Alberta Premier Jason Kenney was suffering from “a chronic condition he has had since childhood that results in mild congestion during cold and dry weather” and not COVID-19 when he appeared sounding sick at a press conference this week, his office said Wednesday.
The statement, which was posted to social media, came after Kenney’s appearance on Tuesday. He sounded congested, leading to debate online over whether he should have instead remained isolated at home, as per a recommendation from Alberta’s Chief Medical Officer of Health Dr. Deena Hinshaw.
“He has spoken with his physician about his condition as it related to COVID-19 protocols,” read the Wednesday statement from Kenney’s office.
“His physician confirmed to him that because his mild seasonal congestion is associated with a longstanding pre-existing condition, it should not be considered a new symptom that would be indicative of COVID-19.”

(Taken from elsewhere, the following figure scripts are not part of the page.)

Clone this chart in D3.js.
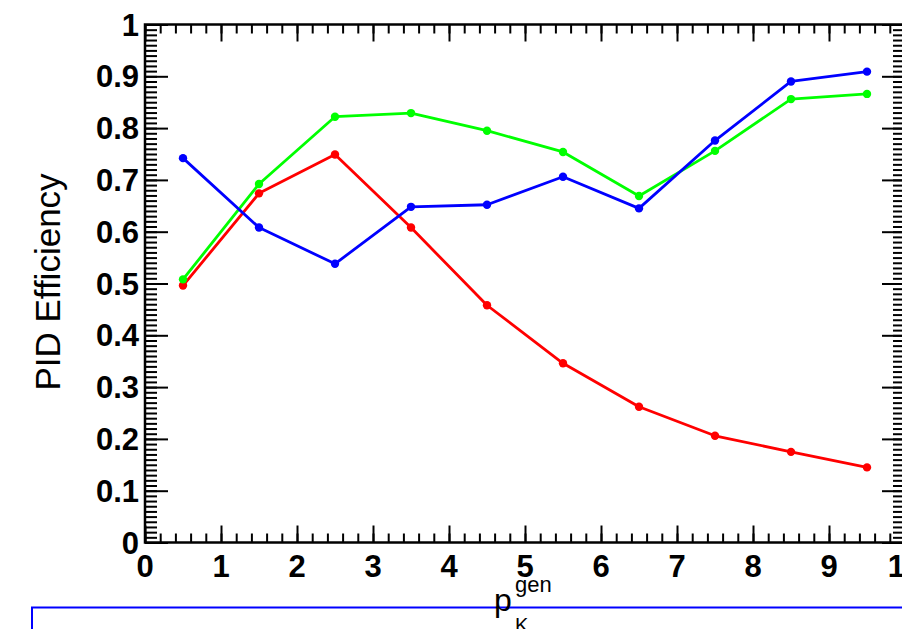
<!DOCTYPE html>
<html>
<head>
<meta charset="utf-8">
<script src="https://cdn.jsdelivr.net/npm/d3@7"></script>
<style>
  html, body { margin: 0; padding: 0; background: #fff; overflow: hidden; }
  svg { display: block; }
</style>
</head>
<body>
<svg id="chart" width="902" height="629"></svg>
<script>
// Momentum bin centres (GeV/c)
const pBins = [0.5, 1.5, 2.5, 3.5, 4.5, 5.5, 6.5, 7.5, 8.5, 9.5];

// PID efficiency per bin for each selection
const effRed   = [0.496, 0.674, 0.749, 0.608, 0.458, 0.346, 0.262, 0.206, 0.175, 0.145];
const effGreen = [0.508, 0.692, 0.822, 0.829, 0.795, 0.754, 0.669, 0.756, 0.856, 0.866];
const effBlue  = [0.742, 0.608, 0.538, 0.648, 0.652, 0.706, 0.645, 0.776, 0.890, 0.909];

// Axis ticks
const xMajor = [0, 1, 2, 3, 4, 5, 6, 7, 8, 9, 10];
const yMajor = [0, 0.1, 0.2, 0.3, 0.4, 0.5, 0.6, 0.7, 0.8, 0.9, 1];
const xMinor = d3.range(0, 10.001, 0.2).map(v => +v.toFixed(2));
const yMinor = d3.range(0, 1.0001, 0.01).map(v => +v.toFixed(3));

const svg = d3.select("#chart");

const frame = { left: 145, right: 905, top: 24.5, bottom: 542.5 };
const x = d3.scaleLinear().domain([0, 10]).range([frame.left, frame.right]);
const y = d3.scaleLinear().domain([0, 1]).range([frame.bottom, frame.top]);

// Legend box below the axis
svg.append("rect")
  .attr("x", 32).attr("y", 607.5)
  .attr("width", 1000).attr("height", 200)
  .attr("fill", "#fff")
  .attr("stroke", "#0000ff").attr("stroke-width", 2);

// Helper: an axis group with ticks only (no domain path)
function tickAxis(axisFn, scale, values, size, translate) {
  const g = svg.append("g")
    .attr("transform", translate)
    .call(axisFn(scale).tickValues(values).tickSize(size).tickFormat(""));
  g.select(".domain").remove();
  g.selectAll(".tick line").attr("stroke", "#000").attr("stroke-width", 2);
  return g;
}

// Bottom / top ticks (inward)
tickAxis(d3.axisBottom, x, xMinor, -9, `translate(0,${frame.bottom})`);
tickAxis(d3.axisBottom, x, xMajor, -17, `translate(0,${frame.bottom})`);
tickAxis(d3.axisTop, x, xMinor, -9, `translate(0,${frame.top})`);
tickAxis(d3.axisTop, x, xMajor, -17, `translate(0,${frame.top})`);
// Left / right ticks (inward)
tickAxis(d3.axisLeft, y, yMinor, -12, `translate(${frame.left},0)`);
tickAxis(d3.axisLeft, y, yMajor, -23, `translate(${frame.left},0)`);
tickAxis(d3.axisRight, y, yMinor, -12, `translate(${frame.right},0)`);
tickAxis(d3.axisRight, y, yMajor, -23, `translate(${frame.right},0)`);

// Frame
svg.append("rect")
  .attr("x", frame.left).attr("y", frame.top)
  .attr("width", frame.right - frame.left)
  .attr("height", frame.bottom - frame.top)
  .attr("fill", "none").attr("stroke", "#000").attr("stroke-width", 2.5);

// Tick labels
const labelFont = "'Liberation Sans', Arial, Helvetica, sans-serif";
const fmt = d => (d === 0 || d === 1) ? String(d) : d3.format(".1f")(d);

svg.append("g").selectAll("text")
  .data(yMajor).join("text")
  .attr("x", frame.left - 6)
  .attr("y", d => y(d))
  .attr("dy", "0.36em")
  .attr("text-anchor", "end")
  .attr("font-family", labelFont)
  .attr("font-weight", "bold")
  .attr("font-size", 31)
  .text(fmt);

svg.append("g").selectAll("text")
  .data(xMajor).join("text")
  .attr("x", d => x(d))
  .attr("y", 577)
  .attr("text-anchor", "middle")
  .attr("font-family", labelFont)
  .attr("font-weight", "bold")
  .attr("font-size", 31)
  .text(d => String(d));

// Axis titles
svg.append("text")
  .attr("transform", "translate(60,282) rotate(-90)")
  .attr("text-anchor", "middle")
  .attr("font-family", labelFont)
  .attr("font-size", 35)
  .text("PID Efficiency");

const xt = svg.append("g").attr("font-family", labelFont);
xt.append("text").attr("x", 494).attr("y", 611).attr("font-size", 32).text("p");
xt.append("text").attr("x", 515).attr("y", 592).attr("font-size", 22).text("gen");
xt.append("text").attr("x", 515).attr("y", 632).attr("font-size", 20).text("K");

// Efficiency curves
const series = [
  { values: effRed,   color: "#ff0000" },
  { values: effGreen, color: "#00ff00" },
  { values: effBlue,  color: "#0000ff" }
];

const line = d3.line().x(d => x(d[0])).y(d => y(d[1]));

series.forEach(s => {
  const pts = pBins.map((p, i) => [p, s.values[i]]);
  const g = svg.append("g");
  g.append("path")
    .attr("d", line(pts))
    .attr("fill", "none")
    .attr("stroke", s.color)
    .attr("stroke-width", 2.8)
    .attr("stroke-linejoin", "round");
  g.selectAll("circle").data(pts).join("circle")
    .attr("cx", d => x(d[0]))
    .attr("cy", d => y(d[1]))
    .attr("r", 4.2)
    .attr("fill", s.color);
});
</script>
</body>
</html>
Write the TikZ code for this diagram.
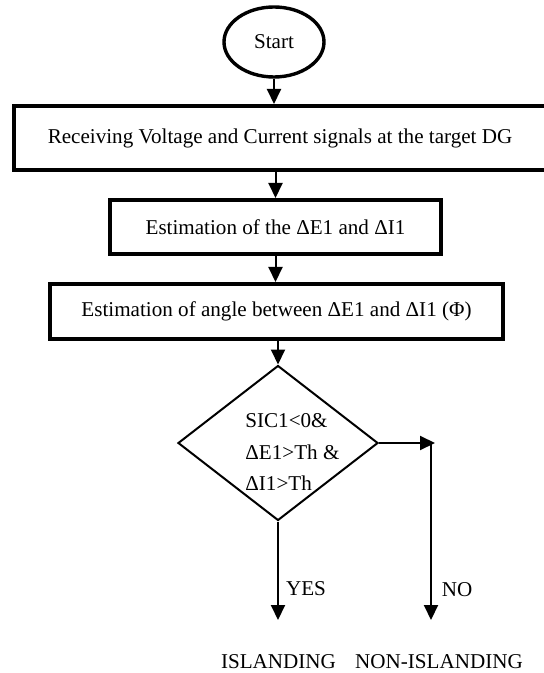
\documentclass[tikz,border=0pt]{standalone}
\usepackage{fontspec}
\setmainfont{Liberation Serif}
\usetikzlibrary{shapes.geometric,arrows.meta}
\begin{document}
\begin{tikzpicture}[x=0.5pt,y=-0.5pt,
  font=\fontsize{10.55}{15.75}\selectfont,
  blk/.style={draw,line width=2pt,inner sep=0pt},
  arr/.style={-{Triangle[length=7.5pt,width=7pt]},line width=1pt}]
\useasboundingbox (0,0) rectangle (543,673);
\node[draw,ellipse,line width=1.7pt,minimum width=50pt,minimum height=35pt,inner sep=0pt] (start) at (274,42) {Start};
\node[blk,minimum width=266pt,minimum height=32pt] (recv) at (280,138) {Receiving Voltage and Current signals at the target DG};
\node[blk,minimum width=165.5pt,minimum height=27pt] (est) at (275.5,227) {Estimation of the ΔE1 and ΔI1};
\node[blk,minimum width=226.5pt,minimum height=27.5pt] (ang) at (276.5,311.5) {Estimation of angle between ΔE1 and ΔI1 (Φ)};
\node[draw,diamond,line width=1pt,minimum width=100pt,minimum height=77.5pt,inner sep=0pt] (dec) at (278,443) {};
\node[align=left,anchor=west,inner sep=0pt] (dectxt) at (245,452) {SIC1<0\&\\ΔE1>Th \&\\ΔI1>Th};
\node (yes) at (306,589) {YES};
\node (no) at (457,590) {NO};
\node (isl) at (278.5,662) {ISLANDING};
\node (nonisl) at (439,662) {NON-ISLANDING};
\coordinate (yesend) at (279,620);
\coordinate (notip) at (435,443);
\coordinate (nofoot) at (431,620);
\draw[arr] (start.south) -- (start.south |- recv.north);
\draw[arr] (recv.south -| est.north) -- (est.north);
\draw[arr] (est.south) -- (est.south |- ang.north);
\draw[arr] (ang.south -| dec.north) -- (dec.north);
\draw[arr] (dec.south) -- (dec.south |- yesend);
\draw[arr] (dec.east) -- (notip);
\draw[arr] (notip -| nofoot) -- (nofoot);
\end{tikzpicture}
\end{document}
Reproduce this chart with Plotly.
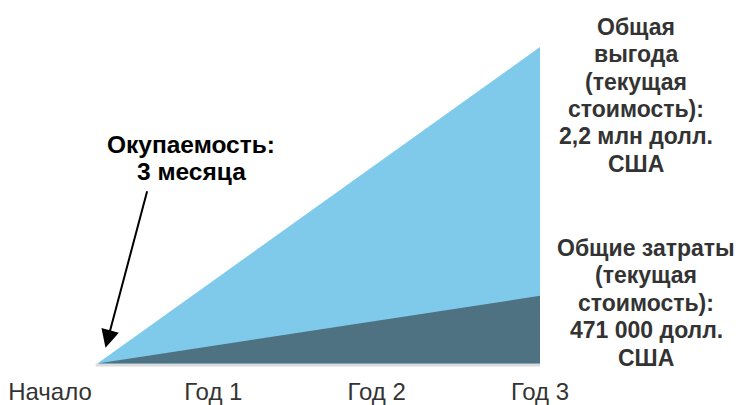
import plotly.graph_objects as go

# ---- data ----
tick_vals = [0, 1, 2, 3]
tick_text = ["Начало", "Год 1", "Год 2", "Год 3"]
payback_x = 0.29          # point where both areas start (approx. 3 months)
end_x = 3
benefit_total = 2.2       # млн долл. США
cost_total = 0.471        # млн долл. США

payback_label = ["Окупаемость:", "3 месяца"]
benefit_label = ["Общая", "выгода", "(текущая", "стоимость):", "2,2 млн долл.", "США"]
cost_label = ["Общие затраты", "(текущая", "стоимость):", "471 000 долл.", "США"]

# ---- layout geometry ----
W, H = 747, 405
MB = 35
PH = H - MB
FONT = "Liberation Sans, Arial, sans-serif"

fig = go.Figure()

# faint grey shadow under the areas
fig.add_trace(go.Scatter(
    x=[payback_x - 0.01, end_x], y=[-0.01, -0.01], mode="lines",
    line=dict(color="#dcdcdc", width=3), hoverinfo="skip", showlegend=False))

fig.add_trace(go.Scatter(
    x=[payback_x, end_x, end_x, payback_x], y=[0, benefit_total, 0, 0],
    mode="lines", fill="toself", fillcolor="#7fcaeb",
    line=dict(width=0, color="#7fcaeb"), hoverinfo="skip", showlegend=False))

fig.add_trace(go.Scatter(
    x=[payback_x, end_x, end_x, payback_x], y=[0, cost_total, 0, 0],
    mode="lines", fill="toself", fillcolor="#4e7282",
    line=dict(width=0, color="#4e7282"), hoverinfo="skip", showlegend=False))

annotations = []

def add_lines(lines, cx, cy0, step, color, size):
    for i, t in enumerate(lines):
        annotations.append(dict(
            xref="paper", yref="paper", x=cx / W, y=(PH - (cy0 + i * step)) / PH,
            xanchor="center", yanchor="middle", showarrow=False,
            text="<b>" + t + "</b>", font=dict(family=FONT, size=size, color=color)))

add_lines(payback_label, 191, 146, 27, "#000000", 24.5)
add_lines(benefit_label, 636, 27, 27.6, "#333333", 23)
add_lines(cost_label, 646, 250, 27.7, "#333333", 23)

# arrow pointing at payback point
annotations.append(dict(
    x=payback_x + 0.05, y=0.11, xref="x", yref="y",
    ax=42, ay=-158, axref="pixel", ayref="pixel",
    showarrow=True, arrowhead=2, arrowsize=1.8, arrowwidth=2,
    arrowcolor="#000000", text=""))

px_per_year = (540 - 50) / 3
x0 = -50 / px_per_year
x1 = 3 + (W - 540) / px_per_year
px_per_unit = 145
y0 = -(PH - 366.5) / px_per_unit
y1 = 366.5 / px_per_unit

fig.update_layout(
    width=W, height=H,
    margin=dict(l=0, r=0, t=0, b=MB),
    paper_bgcolor="white", plot_bgcolor="white",
    annotations=annotations,
    xaxis=dict(range=[x0, x1], tickvals=tick_vals, ticktext=tick_text,
               showgrid=False, zeroline=False, showline=False,
               ticks="outside", ticklen=3, tickcolor="rgba(0,0,0,0)",
               tickfont=dict(family=FONT, size=24, color="#333333"),
               fixedrange=True),
    yaxis=dict(range=[y0, y1], visible=False, fixedrange=True),
)

fig.write_html("out.html")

His spokesperson added Kenney took a rapid test 30 minutes before the press conference, which came back negative, and he was otherwise feeling in good health.
No mention was made of the pre-existing condition earlier when CTV News spoke to a Kenney spokesperson, who confirmed he was feeling “a bit congested.”
Kenney also didn’t mention the condition during his appearance.
Much of the debate centred around advice from Hinshaw, who said during Tuesday’s press conference, “if you have symptoms you should stay home and away from others, even if you feel better,” and “please do not spend time with others if you are feeling sick, no matter what a rapid test result shows.”
Albertans are legally required to isolate and get tested for COVID-19 if they experience a number of symptoms, including:
- New onset of cough of worsening chronic cough;
- New or worsening shortness of breath or difficulty breathing;
- Sore throat;
- Runny nose, and;
- Loss of sense of smell or taste
Those who are not tested for COVID-19 must isolate for 10 days or until they are feeling better, whichever is longer.
Albertans with other symptoms are also advised to be tested, those include:
- Pain while swallowing;
- Stuffy nose;
- Muscle or joint ache;
- Feeling unwell, fatigued or exhausted;
- Nausea, vomiting, diarrhea, loss of appetite, and;
- Conjunctivitis (pink eye)
On Wednesday, the province announced a new record for daily case counts with 2,775 new cases on Dec. 28. Alberta has reported just over 11,000 new cases and 11 deaths over the last six days.
Wednesday’s full data update was the first since Dec. 23 and includes data from the six days from then to Dec. 28.